##### SUPPLIED INFORMATION

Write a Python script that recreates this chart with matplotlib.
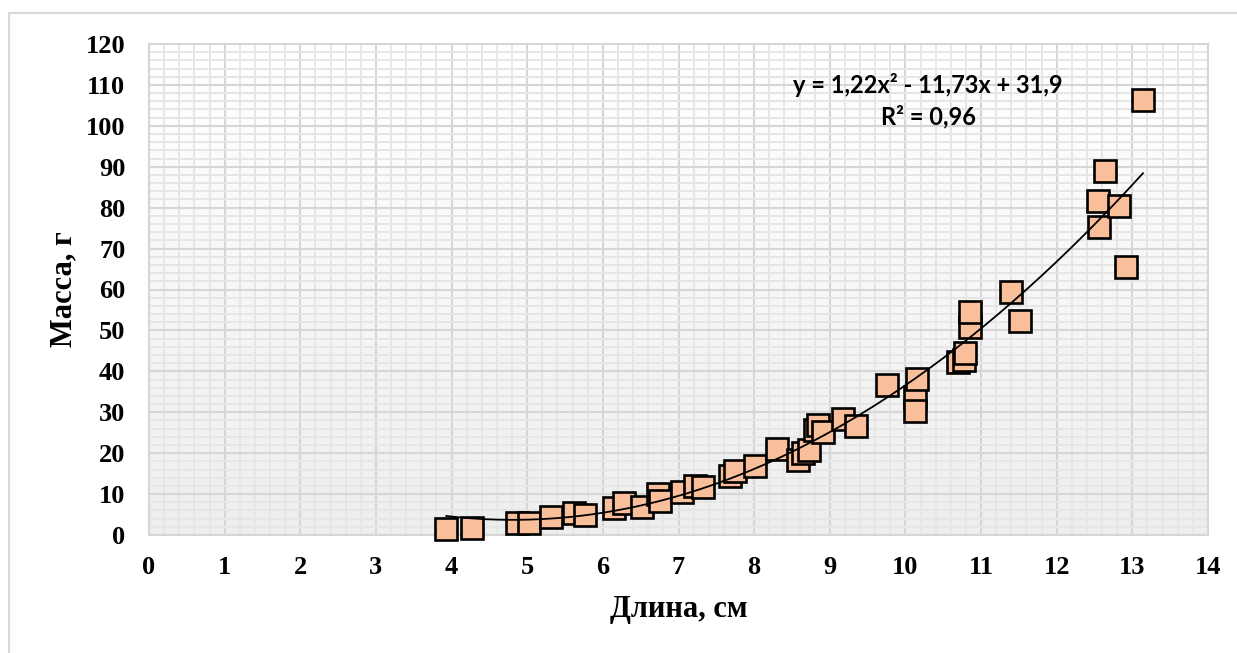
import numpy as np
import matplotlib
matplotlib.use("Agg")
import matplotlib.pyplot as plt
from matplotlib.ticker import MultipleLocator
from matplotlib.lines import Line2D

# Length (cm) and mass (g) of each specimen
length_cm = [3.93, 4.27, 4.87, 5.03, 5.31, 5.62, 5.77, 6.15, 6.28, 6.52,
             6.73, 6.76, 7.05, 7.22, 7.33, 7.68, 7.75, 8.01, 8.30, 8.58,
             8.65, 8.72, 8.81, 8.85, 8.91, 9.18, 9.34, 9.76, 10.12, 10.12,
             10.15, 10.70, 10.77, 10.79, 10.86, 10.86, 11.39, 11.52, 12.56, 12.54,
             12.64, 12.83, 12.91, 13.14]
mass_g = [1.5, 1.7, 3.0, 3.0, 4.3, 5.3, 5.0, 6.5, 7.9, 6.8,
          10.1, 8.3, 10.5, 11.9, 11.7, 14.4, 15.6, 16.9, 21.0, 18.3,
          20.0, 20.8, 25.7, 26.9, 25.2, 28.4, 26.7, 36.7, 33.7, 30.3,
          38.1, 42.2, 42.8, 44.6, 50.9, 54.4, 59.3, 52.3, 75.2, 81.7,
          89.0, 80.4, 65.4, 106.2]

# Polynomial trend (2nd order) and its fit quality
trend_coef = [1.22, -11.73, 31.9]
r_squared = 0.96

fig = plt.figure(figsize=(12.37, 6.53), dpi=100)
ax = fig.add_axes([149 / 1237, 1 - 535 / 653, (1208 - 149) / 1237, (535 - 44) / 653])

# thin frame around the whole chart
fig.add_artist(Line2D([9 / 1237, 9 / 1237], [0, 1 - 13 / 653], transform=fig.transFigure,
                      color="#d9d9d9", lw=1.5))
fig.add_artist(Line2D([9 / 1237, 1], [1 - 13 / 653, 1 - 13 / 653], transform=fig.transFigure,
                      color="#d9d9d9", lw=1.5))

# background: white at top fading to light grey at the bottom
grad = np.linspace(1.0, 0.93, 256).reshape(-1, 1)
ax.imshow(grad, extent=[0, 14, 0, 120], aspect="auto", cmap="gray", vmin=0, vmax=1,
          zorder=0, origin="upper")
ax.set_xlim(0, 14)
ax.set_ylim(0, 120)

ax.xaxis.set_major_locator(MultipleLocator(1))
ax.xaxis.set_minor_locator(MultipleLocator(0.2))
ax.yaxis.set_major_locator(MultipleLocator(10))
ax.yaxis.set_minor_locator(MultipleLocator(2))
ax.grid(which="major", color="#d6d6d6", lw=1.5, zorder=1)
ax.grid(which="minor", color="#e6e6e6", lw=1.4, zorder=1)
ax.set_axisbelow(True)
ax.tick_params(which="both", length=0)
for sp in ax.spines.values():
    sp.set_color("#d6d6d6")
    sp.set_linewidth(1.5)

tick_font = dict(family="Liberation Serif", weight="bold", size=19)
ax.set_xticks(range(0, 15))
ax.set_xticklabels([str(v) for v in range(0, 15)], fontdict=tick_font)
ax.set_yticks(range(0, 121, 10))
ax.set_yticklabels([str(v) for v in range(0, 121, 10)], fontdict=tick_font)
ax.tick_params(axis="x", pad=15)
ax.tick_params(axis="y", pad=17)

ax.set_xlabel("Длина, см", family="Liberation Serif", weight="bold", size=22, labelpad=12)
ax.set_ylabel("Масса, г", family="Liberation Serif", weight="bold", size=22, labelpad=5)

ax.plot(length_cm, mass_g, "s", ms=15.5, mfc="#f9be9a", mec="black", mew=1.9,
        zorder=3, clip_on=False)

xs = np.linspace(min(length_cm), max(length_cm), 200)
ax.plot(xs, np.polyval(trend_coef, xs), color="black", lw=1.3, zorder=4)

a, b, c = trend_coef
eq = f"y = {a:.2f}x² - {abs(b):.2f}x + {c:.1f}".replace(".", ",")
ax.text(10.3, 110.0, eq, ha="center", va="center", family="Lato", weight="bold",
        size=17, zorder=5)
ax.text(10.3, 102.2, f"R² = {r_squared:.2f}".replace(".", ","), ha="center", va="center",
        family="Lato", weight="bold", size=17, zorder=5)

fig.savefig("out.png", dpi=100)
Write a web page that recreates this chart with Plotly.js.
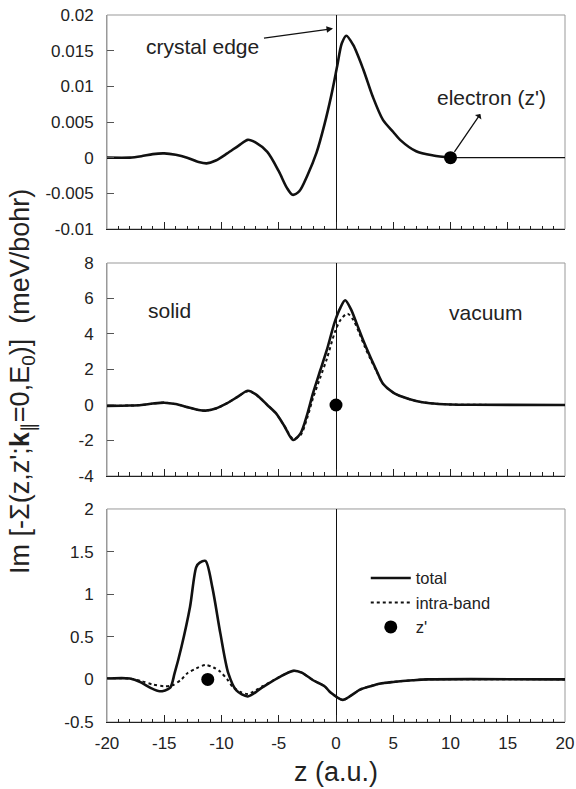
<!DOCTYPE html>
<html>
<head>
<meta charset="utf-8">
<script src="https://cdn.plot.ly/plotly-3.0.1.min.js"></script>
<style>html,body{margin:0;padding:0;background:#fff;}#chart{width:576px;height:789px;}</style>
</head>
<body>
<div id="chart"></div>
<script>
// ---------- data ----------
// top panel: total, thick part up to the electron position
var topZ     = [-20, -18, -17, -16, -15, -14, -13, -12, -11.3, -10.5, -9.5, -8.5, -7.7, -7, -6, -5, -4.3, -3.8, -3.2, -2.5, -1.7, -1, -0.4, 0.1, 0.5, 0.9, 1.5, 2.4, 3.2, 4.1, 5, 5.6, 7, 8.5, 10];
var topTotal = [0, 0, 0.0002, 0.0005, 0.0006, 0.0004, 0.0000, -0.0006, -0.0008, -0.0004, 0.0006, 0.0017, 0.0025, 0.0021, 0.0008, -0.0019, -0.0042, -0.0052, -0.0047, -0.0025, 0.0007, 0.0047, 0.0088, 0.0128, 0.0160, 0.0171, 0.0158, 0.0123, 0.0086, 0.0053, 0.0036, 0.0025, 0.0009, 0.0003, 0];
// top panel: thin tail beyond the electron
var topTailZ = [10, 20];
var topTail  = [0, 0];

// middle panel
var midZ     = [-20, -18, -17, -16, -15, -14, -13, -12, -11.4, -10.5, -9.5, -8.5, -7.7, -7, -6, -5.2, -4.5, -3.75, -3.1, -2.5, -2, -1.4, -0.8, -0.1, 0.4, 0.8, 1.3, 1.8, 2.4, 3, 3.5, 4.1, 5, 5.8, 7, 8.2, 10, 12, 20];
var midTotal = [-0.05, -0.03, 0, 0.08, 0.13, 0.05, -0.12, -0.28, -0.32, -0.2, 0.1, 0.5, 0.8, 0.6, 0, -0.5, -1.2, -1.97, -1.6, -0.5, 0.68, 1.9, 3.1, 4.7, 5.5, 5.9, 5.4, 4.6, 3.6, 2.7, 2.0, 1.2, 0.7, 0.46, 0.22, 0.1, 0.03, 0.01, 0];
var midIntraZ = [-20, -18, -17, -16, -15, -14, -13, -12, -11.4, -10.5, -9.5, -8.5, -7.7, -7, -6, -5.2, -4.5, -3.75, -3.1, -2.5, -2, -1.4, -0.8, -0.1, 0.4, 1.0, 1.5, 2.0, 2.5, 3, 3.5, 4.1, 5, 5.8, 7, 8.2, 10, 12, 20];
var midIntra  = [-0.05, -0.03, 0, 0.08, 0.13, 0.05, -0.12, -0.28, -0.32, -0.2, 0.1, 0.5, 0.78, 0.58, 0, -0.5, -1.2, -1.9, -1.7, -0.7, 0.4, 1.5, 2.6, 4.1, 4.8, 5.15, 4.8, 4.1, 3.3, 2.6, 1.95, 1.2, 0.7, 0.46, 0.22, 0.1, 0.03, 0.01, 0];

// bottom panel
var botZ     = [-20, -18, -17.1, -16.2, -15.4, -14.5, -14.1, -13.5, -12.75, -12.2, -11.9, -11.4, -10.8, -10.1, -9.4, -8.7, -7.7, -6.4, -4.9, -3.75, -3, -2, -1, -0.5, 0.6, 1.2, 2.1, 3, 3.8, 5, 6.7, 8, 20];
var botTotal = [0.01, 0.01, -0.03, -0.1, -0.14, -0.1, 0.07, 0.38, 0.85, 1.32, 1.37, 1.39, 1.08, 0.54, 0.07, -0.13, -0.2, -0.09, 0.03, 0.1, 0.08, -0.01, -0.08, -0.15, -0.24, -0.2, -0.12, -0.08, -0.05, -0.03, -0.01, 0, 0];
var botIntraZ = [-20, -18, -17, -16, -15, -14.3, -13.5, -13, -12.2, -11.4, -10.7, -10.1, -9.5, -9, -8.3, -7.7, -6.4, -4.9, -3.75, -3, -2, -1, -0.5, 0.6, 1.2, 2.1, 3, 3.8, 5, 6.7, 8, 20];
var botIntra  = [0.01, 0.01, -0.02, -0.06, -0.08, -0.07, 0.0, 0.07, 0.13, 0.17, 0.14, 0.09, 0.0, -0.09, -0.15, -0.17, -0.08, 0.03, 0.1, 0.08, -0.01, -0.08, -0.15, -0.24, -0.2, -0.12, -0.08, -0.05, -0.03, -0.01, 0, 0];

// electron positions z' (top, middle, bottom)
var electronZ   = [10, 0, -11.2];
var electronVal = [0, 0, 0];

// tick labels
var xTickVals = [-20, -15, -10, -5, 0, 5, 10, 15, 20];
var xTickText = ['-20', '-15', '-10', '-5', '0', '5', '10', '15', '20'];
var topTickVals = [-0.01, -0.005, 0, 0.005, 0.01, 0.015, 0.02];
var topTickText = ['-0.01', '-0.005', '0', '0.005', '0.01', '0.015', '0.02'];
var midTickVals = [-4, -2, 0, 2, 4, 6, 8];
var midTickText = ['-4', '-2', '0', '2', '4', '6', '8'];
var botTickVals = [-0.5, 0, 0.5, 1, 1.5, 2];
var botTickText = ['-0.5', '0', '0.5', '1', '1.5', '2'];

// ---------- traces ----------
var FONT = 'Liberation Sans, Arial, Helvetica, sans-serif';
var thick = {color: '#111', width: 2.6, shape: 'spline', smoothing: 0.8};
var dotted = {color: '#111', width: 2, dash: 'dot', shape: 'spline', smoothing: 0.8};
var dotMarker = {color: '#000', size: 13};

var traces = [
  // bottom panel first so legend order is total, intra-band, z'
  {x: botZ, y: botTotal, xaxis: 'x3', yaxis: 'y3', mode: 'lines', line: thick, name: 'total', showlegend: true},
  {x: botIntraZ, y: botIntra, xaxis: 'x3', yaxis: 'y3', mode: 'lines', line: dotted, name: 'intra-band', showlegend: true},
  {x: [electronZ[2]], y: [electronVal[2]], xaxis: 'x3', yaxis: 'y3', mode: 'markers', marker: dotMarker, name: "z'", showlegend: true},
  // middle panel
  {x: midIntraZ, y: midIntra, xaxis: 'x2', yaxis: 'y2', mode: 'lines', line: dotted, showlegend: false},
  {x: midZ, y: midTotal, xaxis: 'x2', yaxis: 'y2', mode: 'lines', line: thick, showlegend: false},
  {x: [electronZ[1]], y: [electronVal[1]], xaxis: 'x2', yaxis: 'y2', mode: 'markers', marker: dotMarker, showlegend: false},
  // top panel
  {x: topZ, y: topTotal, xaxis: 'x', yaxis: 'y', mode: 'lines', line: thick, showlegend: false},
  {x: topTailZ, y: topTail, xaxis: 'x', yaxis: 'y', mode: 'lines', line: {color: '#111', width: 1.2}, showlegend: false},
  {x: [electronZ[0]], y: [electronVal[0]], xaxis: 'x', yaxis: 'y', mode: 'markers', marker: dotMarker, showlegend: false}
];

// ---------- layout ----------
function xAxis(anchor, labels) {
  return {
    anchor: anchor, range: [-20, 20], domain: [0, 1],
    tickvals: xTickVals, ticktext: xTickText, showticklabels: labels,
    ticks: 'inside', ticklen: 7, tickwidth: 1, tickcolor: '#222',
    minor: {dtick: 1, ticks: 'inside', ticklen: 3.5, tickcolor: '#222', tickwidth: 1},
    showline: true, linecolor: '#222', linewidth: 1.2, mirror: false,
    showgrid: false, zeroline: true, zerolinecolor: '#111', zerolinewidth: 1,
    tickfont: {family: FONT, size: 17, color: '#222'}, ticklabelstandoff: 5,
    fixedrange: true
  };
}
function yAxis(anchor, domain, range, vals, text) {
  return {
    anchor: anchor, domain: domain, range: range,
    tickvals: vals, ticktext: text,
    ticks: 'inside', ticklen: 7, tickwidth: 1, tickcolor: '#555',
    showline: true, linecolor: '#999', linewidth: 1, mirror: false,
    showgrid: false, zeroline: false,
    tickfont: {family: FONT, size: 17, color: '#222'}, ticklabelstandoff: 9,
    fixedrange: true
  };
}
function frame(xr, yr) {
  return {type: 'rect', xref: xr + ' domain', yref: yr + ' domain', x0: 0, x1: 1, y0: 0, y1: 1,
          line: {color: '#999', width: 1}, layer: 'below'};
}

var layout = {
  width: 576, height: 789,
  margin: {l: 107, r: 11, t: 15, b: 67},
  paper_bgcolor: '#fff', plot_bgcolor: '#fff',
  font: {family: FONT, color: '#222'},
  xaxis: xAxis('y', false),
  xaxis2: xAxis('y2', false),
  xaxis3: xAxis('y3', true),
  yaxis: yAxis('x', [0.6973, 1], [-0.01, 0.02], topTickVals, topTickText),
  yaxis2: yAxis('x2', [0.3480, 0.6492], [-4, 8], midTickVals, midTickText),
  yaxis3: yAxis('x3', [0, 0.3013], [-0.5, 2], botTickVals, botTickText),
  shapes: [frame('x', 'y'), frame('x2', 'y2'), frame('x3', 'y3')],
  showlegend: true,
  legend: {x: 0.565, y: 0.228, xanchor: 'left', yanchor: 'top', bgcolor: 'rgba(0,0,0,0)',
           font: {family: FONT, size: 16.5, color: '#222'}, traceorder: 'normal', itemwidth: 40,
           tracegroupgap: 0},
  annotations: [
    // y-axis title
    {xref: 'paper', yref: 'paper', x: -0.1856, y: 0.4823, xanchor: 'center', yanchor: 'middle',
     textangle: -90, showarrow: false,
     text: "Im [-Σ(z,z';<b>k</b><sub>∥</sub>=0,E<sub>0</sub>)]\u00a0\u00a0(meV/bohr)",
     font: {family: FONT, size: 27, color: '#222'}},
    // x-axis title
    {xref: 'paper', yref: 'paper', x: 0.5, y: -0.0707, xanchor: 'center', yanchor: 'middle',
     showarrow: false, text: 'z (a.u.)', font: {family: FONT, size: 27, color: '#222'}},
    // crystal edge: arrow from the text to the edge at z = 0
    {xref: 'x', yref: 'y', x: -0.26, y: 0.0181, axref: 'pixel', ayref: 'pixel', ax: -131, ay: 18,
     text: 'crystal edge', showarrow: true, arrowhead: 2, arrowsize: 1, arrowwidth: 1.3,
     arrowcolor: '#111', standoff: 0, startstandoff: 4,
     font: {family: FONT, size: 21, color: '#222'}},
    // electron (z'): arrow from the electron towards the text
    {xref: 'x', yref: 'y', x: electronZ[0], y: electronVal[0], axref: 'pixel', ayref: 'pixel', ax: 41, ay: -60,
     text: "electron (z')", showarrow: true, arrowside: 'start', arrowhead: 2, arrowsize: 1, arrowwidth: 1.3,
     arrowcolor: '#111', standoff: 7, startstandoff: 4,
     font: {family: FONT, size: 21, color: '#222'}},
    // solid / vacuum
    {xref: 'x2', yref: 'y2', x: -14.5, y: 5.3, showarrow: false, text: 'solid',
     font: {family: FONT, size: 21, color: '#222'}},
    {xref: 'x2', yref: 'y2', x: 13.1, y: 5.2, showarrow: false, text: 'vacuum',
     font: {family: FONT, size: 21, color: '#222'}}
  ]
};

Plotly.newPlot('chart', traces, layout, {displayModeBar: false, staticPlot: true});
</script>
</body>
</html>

##########

EXERCISE.
Begin at the first line of the entries above and return each line exactly, stopping after the line that contains "ax = fig.add_axes([149". Pictures do not belong in the copy.

RESULT OF THE EXERCISE.
Write a Python script that recreates this chart with matplotlib.
import numpy as np
import matplotlib
matplotlib.use("Agg")
import matplotlib.pyplot as plt
from matplotlib.ticker import MultipleLocator
from matplotlib.lines import Line2D

# Length (cm) and mass (g) of each specimen
length_cm = [3.93, 4.27, 4.87, 5.03, 5.31, 5.62, 5.77, 6.15, 6.28, 6.52,
             6.73, 6.76, 7.05, 7.22, 7.33, 7.68, 7.75, 8.01, 8.30, 8.58,
             8.65, 8.72, 8.81, 8.85, 8.91, 9.18, 9.34, 9.76, 10.12, 10.12,
             10.15, 10.70, 10.77, 10.79, 10.86, 10.86, 11.39, 11.52, 12.56, 12.54,
             12.64, 12.83, 12.91, 13.14]
mass_g = [1.5, 1.7, 3.0, 3.0, 4.3, 5.3, 5.0, 6.5, 7.9, 6.8,
          10.1, 8.3, 10.5, 11.9, 11.7, 14.4, 15.6, 16.9, 21.0, 18.3,
          20.0, 20.8, 25.7, 26.9, 25.2, 28.4, 26.7, 36.7, 33.7, 30.3,
          38.1, 42.2, 42.8, 44.6, 50.9, 54.4, 59.3, 52.3, 75.2, 81.7,
          89.0, 80.4, 65.4, 106.2]

# Polynomial trend (2nd order) and its fit quality
trend_coef = [1.22, -11.73, 31.9]
r_squared = 0.96

fig = plt.figure(figsize=(12.37, 6.53), dpi=100)
ax = fig.add_axes([149 / 1237, 1 - 535 / 653, (1208 - 149) / 1237, (535 - 44) / 653])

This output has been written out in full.